A dieci anni dalla morte di Marco Pantani, la Procura di Rimini ha riaperto il caso sulla scomparsa del campione del ciclismo. L’ipotesi investigativa non è più quella originale di “morte come conseguenza accidentale di overdose”, ma quella di “omicidio volontario”. In sostanza il “pirata” sarebbe stato ammazzato.
Il fascicolo è stato affidato al pm Elisa Milocco ed è coperto dal segreto più assoluto. L’incartamento è stato iscritto nel registro delle notizie di reato e al momento non ci sono ancora persone indagate. La riapertura del caso è frutto sopratutto delle indagini difensive di cui Tonina Pantani, la mamma di Marco, ha incaricato, quasi un anno fa, l’avvocato Antonio De Rensis. Ma l’elemento che ha persuaso definitivamente il procuratore a partire con la nuova inchiesta, è la perizia medico legale eseguita per conto della famiglia Pantani dal professor Francesco Maria Avato, che alla fine del proprio lavoro conclude: “Le ferite sul corpo di Marco Pantani non sono auto procurate, ma opera di terzi”.
Pantani venne ritrovato la notte di San Valentino del 2004, intorno alle 22, all’interno della stanza D5 del residence Le Rose, di Rimini. La polizia entrò nella camera e lo trovò privo di vita. Da subito non ebbe dubbi. Era overdose. La stanza si presentava come se fosse stata travolta da un uragano. In giro, sparsa per il locale, cocaina. Le indagini furono veloci, 55 giorni.
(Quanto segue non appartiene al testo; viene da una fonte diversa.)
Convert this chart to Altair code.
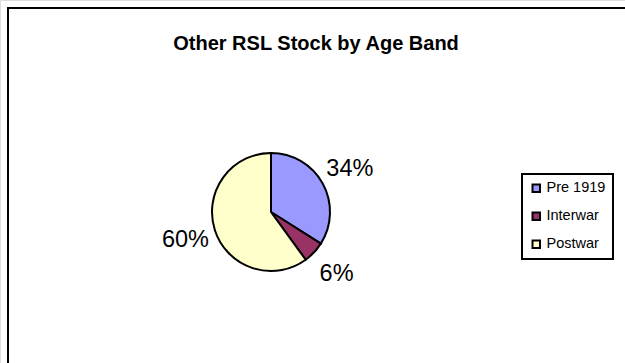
import altair as alt
import pandas as pd

# Age band shares of other RSL stock (percent)
bands = ["Pre 1919", "Interwar", "Postwar"]
shares = [34, 6, 60]
colors = ["#9999FF", "#993366", "#FFFFCC"]
title_text = ["Other RSL Stock by Age Band"]

df = pd.DataFrame({"band": bands, "share": shares, "idx": list(range(len(bands)))})

W, H = 625, 363
CX, CY = 271, 212

base = alt.Chart(df).encode(
    theta=alt.Theta("share:Q", stack=True),
    order=alt.Order("idx:Q"),
    x=alt.value(CX),
    y=alt.value(CY),
)

pie = base.mark_arc(radius=59, stroke="#000000", strokeWidth=2).encode(
    color=alt.Color(
        "band:N",
        scale=alt.Scale(domain=bands, range=colors),
        legend=alt.Legend(
            title=None,
            orient="none",
            legendX=522,
            legendY=174,
            symbolType="square",
            symbolSize=56,
            symbolStrokeColor="#000000",
            symbolStrokeWidth=2,
            labelFont="Liberation Sans",
            labelFontSize=14.5,
            labelColor="#000000",
            labelOffset=3,
            rowPadding=12,
            padding=7,
            strokeColor="#000000",
            fillColor="#FFFFFF",
        ),
    )
)

labels = base.transform_calculate(
    label="datum.share + '%'"
).mark_text(
    radius=90, font="Liberation Sans", fontSize=23.5, color="#000000"
).encode(text="label:N")

frame = alt.Chart(pd.DataFrame({"k": [0]})).mark_rect(
    fill=None, stroke="#000000", strokeWidth=2
).encode(
    x=alt.value(8), y=alt.value(8), x2=alt.value(W + 50), y2=alt.value(H + 50)
)

title = alt.Chart(pd.DataFrame({"t": title_text})).mark_text(
    font="Liberation Sans", fontSize=20, fontWeight="bold", color="#000000"
).encode(text="t:N", x=alt.value(316), y=alt.value(44))

chart = alt.layer(frame, title, pie, labels).properties(
    width=W, height=H, autosize=alt.AutoSizeParams(type="none"), padding=0
).configure_view(stroke=None).configure(
    background="#FFFFFF"
).configure_legend(strokeWidth=2)

chart.save("out.html", embed_options={"renderer": "svg", "actions": False})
Un vero e proprio record.
Alla fine tutto, secondo la polizia e la procura, era chiaro: Pantani era arrivato a Rimini la sera del 10 febbraio. Da solo, in taxi, da Milano. Aveva pagato in contanti. Con sè non aveva bagagli, ma solo una sporta di plastica e un borsello con dentro i soldi. Si era fatto lasciare davanti alla casa dei suoi spacciatori che però erano assenti. Aveva dunque lasciato detto che li avrebbe aspettati nel residence lì di fronte. Aveva preso una camera e lì era rimasto per i successivi quattro giorni. Uscendo una sola volta per tornare dai pusher che gli avevano venduto 20 grammi di cocaina. Per il resto era rimasto lì dentro, da solo, e nessuno, secondo il portiere, era entrato o uscito di lì. Il 14 febbraio per due volte Pantani aveva chiamato la portineria chiedendo l’intervento dei carabinieri per «alcune minacce». Ma nessuno gli aveva dato ascolto.